Consequence of violating macOS's ARM64 calling convention


I'm porting some AArch64/ARM64/Apple Silicon assembly code from Linux to macOS.

This code uses all 31 available registers (stack pointer doesn't count) to avoid almost all cases of spilling; the Linux calling conventions allow me to use that many registers.

If pressed, I would admit that spilling one extra register (thus bringing it down to 30 registers used) is feasible as performance would be minimally affected, but if restricted to 29 or less available registers, performance would suffer considerably more. Thus, I'd really like to have at least 30 registers available, and ideally 31.

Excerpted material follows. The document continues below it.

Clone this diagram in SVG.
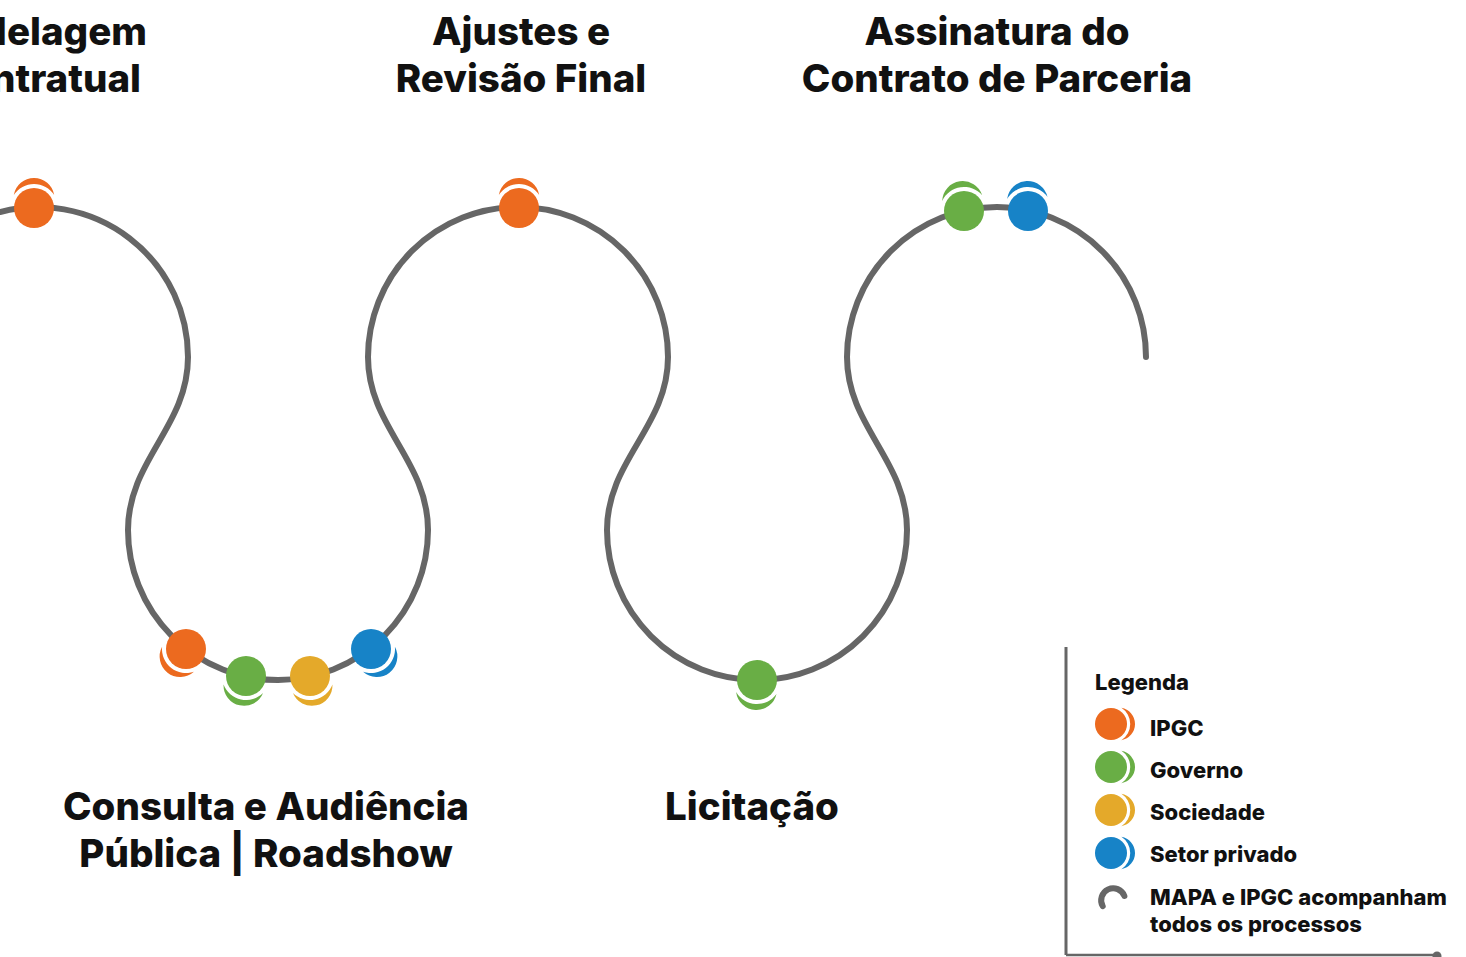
<svg xmlns="http://www.w3.org/2000/svg" width="1466" height="957" viewBox="0 0 1466 957">
<style>
.t{font-family:Inter,"Liberation Sans",sans-serif;font-weight:800;fill:#111;font-size:38.5px;text-anchor:middle}
.l{font-family:Inter,"Liberation Sans",sans-serif;font-weight:800;fill:#111;font-size:22px}
.o{fill:#EC6A1F}.g{fill:#69AE45}.y{fill:#E4A92A}.b{fill:#1783C7}
.track{fill:none;stroke:#666;stroke-width:6;stroke-linecap:round}
</style>
<defs>
<path id="cr" d="M -20.2 -13 A 20.5 20.5 0 0 1 20.2 -13 A 24 24 0 0 0 -20.2 -13 Z"/>
</defs>
<rect width="1466" height="957" fill="#fff"/>
<g id="connectors">
<path class="track" d="M 0 212 A 150 150 0 0 1 188 357 C 188 427 128 460 128 530 A 150 150 0 0 0 278 680 A 150 150 0 0 0 428 530 C 428 460 368 427 368 357 A 150 150 0 0 1 518 207 A 150 150 0 0 1 668 357 C 668 427 607 460 607 530 A 150 150 0 0 0 757 680 A 150 150 0 0 0 907 530 C 907 460 847 427 847 357 A 150 150 0 0 1 997 207 A 150 150 0 0 1 1146 357"/>
</g>
<g id="title-modelagem"><text class="t" style="text-anchor:end" x="147" y="45">delagem</text><text class="t" style="text-anchor:end" x="141" y="92">ntratual</text></g>
<g id="title-ajustes"><text class="t" x="521" y="45">Ajustes e</text><text class="t" x="521" y="92">Revisão Final</text></g>
<g id="title-assinatura"><text class="t" x="997" y="45">Assinatura do</text><text class="t" x="997" y="92">Contrato de Parceria</text></g>
<g id="title-consulta"><text class="t" x="266" y="820">Consulta e Audiência</text><text class="t" x="266" y="867">Pública | Roadshow</text></g>
<g id="title-licitacao"><text class="t" x="752" y="820">Licitação</text></g>
<g id="dot1"><use href="#cr" class="o" transform="translate(34 208)"/><circle class="o" cx="34" cy="208" r="20"/></g>
<g id="dot2"><use href="#cr" class="o" transform="translate(519 208)"/><circle class="o" cx="519" cy="208" r="20"/></g>
<g id="dot3"><use href="#cr" class="g" transform="translate(964 211) rotate(-8)"/><circle class="g" cx="964" cy="211" r="20"/></g>
<g id="dot4"><use href="#cr" class="b" transform="translate(1028 211) rotate(-3)"/><circle class="b" cx="1028" cy="211" r="20"/></g>
<g id="dot5"><use href="#cr" class="o" transform="translate(186 649) rotate(-142)"/><circle class="o" cx="186" cy="649" r="20"/></g>
<g id="dot6"><use href="#cr" class="g" transform="translate(246 676) rotate(-168)"/><circle class="g" cx="246" cy="676" r="20"/></g>
<g id="dot7"><use href="#cr" class="y" transform="translate(310 676) rotate(168)"/><circle class="y" cx="310" cy="676" r="20"/></g>
<g id="dot8"><use href="#cr" class="b" transform="translate(371 649) rotate(142)"/><circle class="b" cx="371" cy="649" r="20"/></g>
<g id="dot9"><use href="#cr" class="g" transform="translate(757 680) rotate(183)"/><circle class="g" cx="757" cy="680" r="20"/></g>
<g id="legend">
<line x1="1066" y1="647" x2="1066" y2="955" stroke="#666" stroke-width="3"/>
<line x1="1066" y1="955" x2="1440" y2="955" stroke="#666" stroke-width="2.5"/>
<circle cx="1437" cy="956" r="4.5" fill="#666"/>
<text class="l" x="1095" y="690">Legenda</text>
<use href="#cr" class="o" transform="translate(1111 724) rotate(90) scale(0.8)"/><circle class="o" cx="1111" cy="724" r="16"/>
<text class="l" x="1150" y="736">IPGC</text>
<use href="#cr" class="g" transform="translate(1111 767) rotate(90) scale(0.8)"/><circle class="g" cx="1111" cy="767" r="16"/>
<text class="l" x="1150" y="778">Governo</text>
<use href="#cr" class="y" transform="translate(1111 810) rotate(90) scale(0.8)"/><circle class="y" cx="1111" cy="810" r="16"/>
<text class="l" x="1150" y="820">Sociedade</text>
<use href="#cr" class="b" transform="translate(1111 853) rotate(90) scale(0.8)"/><circle class="b" cx="1111" cy="853" r="16"/>
<text class="l" x="1150" y="862">Setor privado</text>
<path d="M 1102.7 906.1 A 12 12 0 1 1 1124.4 896" fill="none" stroke="#666" stroke-width="6" stroke-linecap="round"/>
<text class="l" x="1150" y="905">MAPA e IPGC acompanham</text>
<text class="l" x="1150" y="932">todos os processos</text>
</g>
</svg>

I just learned from this official Apple document that two extra registers are reserved, beyond what the Linux calling conventions require:

Respect the Purpose of Specific CPU Registers

The ARM standard delegates certain decisions to platform designers. Apple platforms adhere to the following choices:

  • The platforms reserve register x18. Don’t use this register.
  • The frame pointer register (x29) must always address a valid frame record. Some functions — such as leaf functions or tail calls — may opt not to create an entry in this list As a result, stack traces are always meaningful, even without debug information.

Despite these claims, my code appears to run fine without it.

Now, I fully understand that ignoring such ABI requirements is a Very Bad Thing (TM). However, I'd like to understand exactly how the code may break due to the use of each of x18 and x29.

For instance, from reading the above documentation, my understanding is that x29 is there to support debugging or crash dumps. Suppose I didn't care about debugging this function in particular (which I actually don't), or whether any generated crash dumps are meaningful. In that case, is there any harm to using x29?

As for x18, any idea what is it used for? I'd hypothesize (with zero supporting evidence) that if an interrupt or context switch executes while this code is running, x18 is not saved, and thus corrupts the results of my function once it returns. That would be a more serious condition, and I'd heed the advice to not use x18 in that case.

Also note that the code in question is a leaf function, so there is no issue with breaking any functions called from within it.


Solution

  • You can safely clobber x29 if broken backtraces are an acceptable loss to you.

    x18 is a different story.
    On macOS, Rosetta uses it, so Apple can't clobber it anymore without at least refactoring that. They also have a kernel test to make sure x18 is restored "on hardware that supports it". And so far, that is all hardware that support arm64 macOS, and all macOS versions that support Apple Silicon have this behaviour enabled.
    On iOS though, there is hardware that does not support it, specifically the A11 chip series and older. On those chips, the kernel is configured with __ARM_KERNEL_PROTECT__, which enables a Spectre mitigation that uses x18 on all exception handlers, even async ones, before the kernel gets a chance to spill any registers. So unless you're running with interrupts off, your x18 can be zeroed at any point in time. In addition, even on A12 and later, iOS versions before iOS 14.0 did clobber x18 intentionally.

    Now if you checked out the linked test, you might be tempted to check the sysctl hw.optional.arm_kernel_protect at runtime, but unfortunately that is only exported on DEVELOPMENT and DEBUG configurations of XNU.

    So if you're targeting iOS, you cannot use x18. If you're targeting macOS, then you can use it for the time being, but that may change in the future. You could try and detect such change by doing the same thing the test does: set x18 to a certain value, call sched_yield(), then check the value. But again, that relies on all exceptions treating x18 the same, and while they currently do, that too may change in the future.

    Update
    macOS 13 did indeed change this! While macOS 11 and 12 would unconditionally preserve x18, macOS 13 now has more complicated rules. x18 is now only preserved for processes running under Rosetta as well as processes that were either built against a macOS 12 SDK or older, or hold the com.apple.private.uexc or com.apple.private.custom-x18-abi entitlements.

    The same rules apply to iOS 16, with the caveats that there is no Rosetta and you cannot run binaries built against the macOS SDK. So as of iOS 16, x18 has to be considered off-limits again for all devices.